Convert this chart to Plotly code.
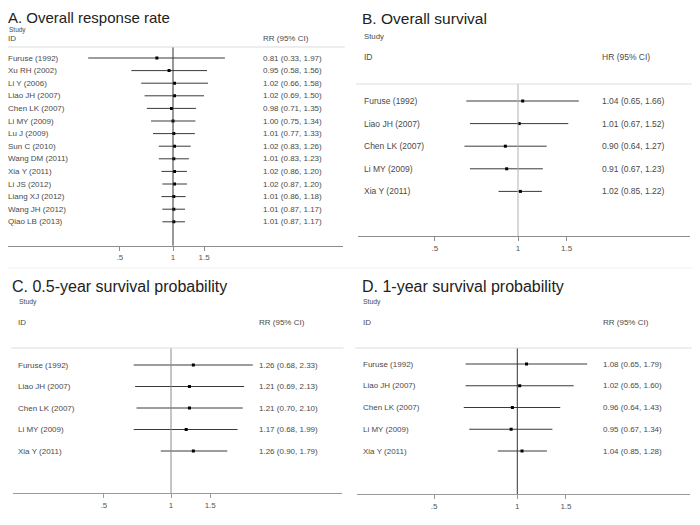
import math
import plotly.graph_objects as go

W, H = 700, 525
OFF = 8  # page body margin of the html page
FONT = "Liberation Sans, Arial, sans-serif"

# ---------------- data ----------------
a_title = "A. Overall response rate"
a_studies = ["Furuse (1992)", "Xu RH (2002)", "Li Y (2006)", "Liao JH (2007)", "Chen LK (2007)",
             "Li MY (2009)", "Lu J (2009)", "Sun C (2010)", "Wang DM (2011)", "Xia Y (2011)",
             "Li JS (2012)", "Liang XJ (2012)", "Wang JH (2012)", "Qiao LB (2013)"]
a_est = [0.81, 0.95, 1.02, 1.02, 0.98, 1.00, 1.01, 1.02, 1.01, 1.02, 1.02, 1.01, 1.01, 1.01]
a_lo = [0.33, 0.58, 0.66, 0.69, 0.71, 0.75, 0.77, 0.83, 0.83, 0.86, 0.87, 0.86, 0.87, 0.87]
a_hi = [1.97, 1.56, 1.58, 1.50, 1.35, 1.34, 1.33, 1.26, 1.23, 1.20, 1.20, 1.18, 1.17, 1.17]
a_measure = "RR (95% CI)"

b_title = "B. Overall survival"
b_studies = ["Furuse (1992)", "Liao JH (2007)", "Chen LK (2007)", "Li MY (2009)", "Xia Y (2011)"]
b_est = [1.04, 1.01, 0.90, 0.91, 1.02]
b_lo = [0.65, 0.67, 0.64, 0.67, 0.85]
b_hi = [1.66, 1.52, 1.27, 1.23, 1.22]
b_measure = "HR (95% CI)"

c_title = "C. 0.5-year survival probability"
c_studies = ["Furuse (1992)", "Liao JH (2007)", "Chen LK (2007)", "Li MY (2009)", "Xia Y (2011)"]
c_est = [1.26, 1.21, 1.21, 1.17, 1.26]
c_lo = [0.68, 0.69, 0.70, 0.68, 0.90]
c_hi = [2.33, 2.13, 2.10, 1.99, 1.79]
c_measure = "RR (95% CI)"

d_title = "D. 1-year survival probability"
d_studies = ["Furuse (1992)", "Liao JH (2007)", "Chen LK (2007)", "Li MY (2009)", "Xia Y (2011)"]
d_est = [1.08, 1.02, 0.96, 0.95, 1.04]
d_lo = [0.65, 0.65, 0.64, 0.67, 0.85]
d_hi = [1.79, 1.60, 1.43, 1.34, 1.28]
d_measure = "RR (95% CI)"

tick_vals = [0.5, 1, 1.5]
tick_text = [".5", "1", "1.5"]

# ---------------- layout geometry (pixels in the reference) ----------------
panels = [
    dict(title=a_title, studies=a_studies, est=a_est, lo=a_lo, hi=a_hi, measure=a_measure,
         ax0=8, ax1=343, null_px=173, px_ln=76.5, sep=47, axis_y=245.7, row0=58, step=12.6,
         title_xy=(8, 17.5), title_size=15, study_xy=(9, 30), study_size=6.5, id_xy=(8, 39),
         label_x=8, text_x=263, fsize=8, null_color="#333333", axis_color="#8c8c8c"),
    dict(title=b_title, studies=b_studies, est=b_est, lo=b_lo, hi=b_hi, measure=b_measure,
         ax0=358, ax1=690, null_px=518, px_ln=120, sep=84, axis_y=236, row0=101, step=22.6,
         title_xy=(362, 18), title_size=15.5, study_xy=(364, 36), study_size=7.8, id_xy=(364, 57),
         label_x=364, text_x=602, fsize=8.5, null_color="#b0b0b0", axis_color="#8c8c8c"),
    dict(title=c_title, studies=c_studies, est=c_est, lo=c_lo, hi=c_hi, measure=c_measure,
         ax0=13, ax1=342, null_px=171, px_ln=96.7, sep=348, axis_y=493, row0=365, step=21.5,
         title_xy=(12, 286), title_size=16, study_xy=(19, 301.5), study_size=6.8, id_xy=(18, 322),
         label_x=18, text_x=259, fsize=8, null_color="#8a8a8a", axis_color="#9a9a9a"),
    dict(title=d_title, studies=d_studies, est=d_est, lo=d_lo, hi=d_hi, measure=d_measure,
         ax0=357, ax1=690, null_px=517.3, px_ln=120, sep=348, axis_y=494, row0=364, step=21.75,
         title_xy=(362, 286), title_size=16, study_xy=(363, 301.5), study_size=6.8, id_xy=(363, 322),
         label_x=363, text_x=603, fsize=8, null_color="#333333", axis_color="#9a9a9a"),
]

def clamp(v):
    return min(1.0, max(0.0, v))

def px(x):
    return clamp((x - OFF) / W)

def py(y):
    return clamp(1 - (y - OFF) / H)

fig = go.Figure()
annotations = []
shapes = []
text_color = "#4a4a4a"

def note(text, x, y, yref, size, color=text_color):
    return dict(text=text, xref="paper", yref=yref, x=x, y=y, xanchor="left",
                yanchor="middle", showarrow=False, borderpad=0, borderwidth=0,
                font=dict(family=FONT, size=size, color=color))

for k, p in enumerate(panels):
    sfx = "" if k == 0 else str(k + 1)
    xa, ya = "x" + sfx, "y" + sfx
    n = len(p["studies"])
    rows = list(range(n))

    # CI lines
    lx, ly = [], []
    for i in rows:
        lx += [p["lo"][i], p["hi"][i], None]
        ly += [i, i, None]
    fig.add_trace(go.Scatter(x=lx, y=ly, mode="lines", xaxis=xa, yaxis=ya,
                             line=dict(color="#3a3a3a", width=1), hoverinfo="skip",
                             showlegend=False))
    # point estimates
    fig.add_trace(go.Scatter(x=p["est"], y=rows, mode="markers", xaxis=xa, yaxis=ya,
                             marker=dict(symbol="square", size=3, color="black",
                                         line=dict(width=0)),
                             showlegend=False))

    dec = p["px_ln"] * math.log(10)
    xr = [(p["ax0"] - p["null_px"]) / dec, (p["ax1"] - p["null_px"]) / dec]
    top = -(p["row0"] - p["sep"]) / p["step"]
    bot = (p["axis_y"] - p["row0"]) / p["step"]

    fig.layout["xaxis" + sfx] = dict(
        type="log", range=xr, domain=[px(p["ax0"]), px(p["ax1"])], anchor=ya,
        tickvals=tick_vals, ticktext=tick_text, ticks="outside", ticklen=4,
        tickcolor=p["axis_color"], showline=True, mirror=False, linecolor=p["axis_color"],
        linewidth=1, showgrid=False, zeroline=False,
        tickfont=dict(family=FONT, size=8, color="#555555"))
    fig.layout["yaxis" + sfx] = dict(
        range=[bot, top], domain=[py(p["axis_y"]), py(p["sep"])], anchor=xa,
        visible=False, showline=False, showgrid=False, zeroline=False)

    # null line
    shapes.append(dict(type="line", xref=xa, yref=ya + " domain", x0=1, x1=1, y0=0, y1=1,
                       line=dict(color=p["null_color"], width=1)))
    # header separator
    shapes.append(dict(type="line", xref=xa + " domain", yref=ya + " domain", x0=-0.005, x1=1.005,
                       y0=1, y1=1, line=dict(color="#dcdcdc", width=1)))

    # titles and headers
    annotations.append(note(p["title"], px(p["title_xy"][0]), py(p["title_xy"][1]), "paper",
                            p["title_size"], "#222222"))
    annotations.append(note("Study", px(p["study_xy"][0]), py(p["study_xy"][1]), "paper",
                            p["study_size"]))
    annotations.append(note("ID", px(p["id_xy"][0]), py(p["id_xy"][1]), "paper", p["fsize"]))
    annotations.append(note(p["measure"], px(p["text_x"]), py(p["id_xy"][1]), "paper", p["fsize"]))
    for i in rows:
        annotations.append(note(p["studies"][i], px(p["label_x"]), i, ya, p["fsize"]))
        s = f"{p['est'][i]:.2f} ({p['lo'][i]:.2f}, {p['hi'][i]:.2f})"
        annotations.append(note(s, px(p["text_x"]), i, ya, p["fsize"]))

# faint divider between the upper and lower panels
shapes.append(dict(type="line", xref="paper", yref="paper", x0=0, x1=1, y0=py(268), y1=py(268),
                   line=dict(color="#f0f0f0", width=1)))

fig.update_layout(template="none", width=W, height=H, margin=dict(l=0, r=0, t=0, b=0),
                  paper_bgcolor="white", plot_bgcolor="white",
                  annotations=annotations, shapes=shapes, showlegend=False,
                  font=dict(family=FONT))

fig.write_html("out.html")
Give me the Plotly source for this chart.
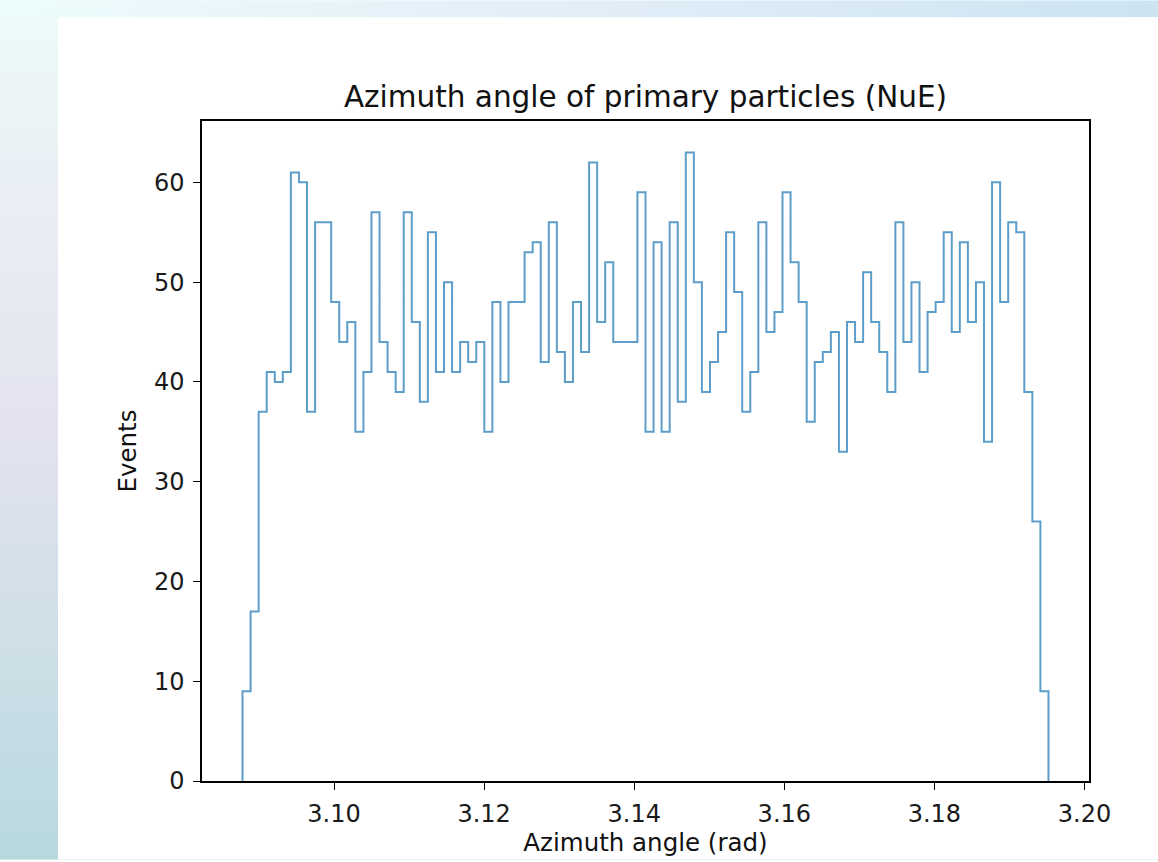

- - - -

What the exercise asks: Copy out the lines that hold "this".

Reply to the task:
Convert this chart to Plotly code.
Give me the Plotly source for this chart.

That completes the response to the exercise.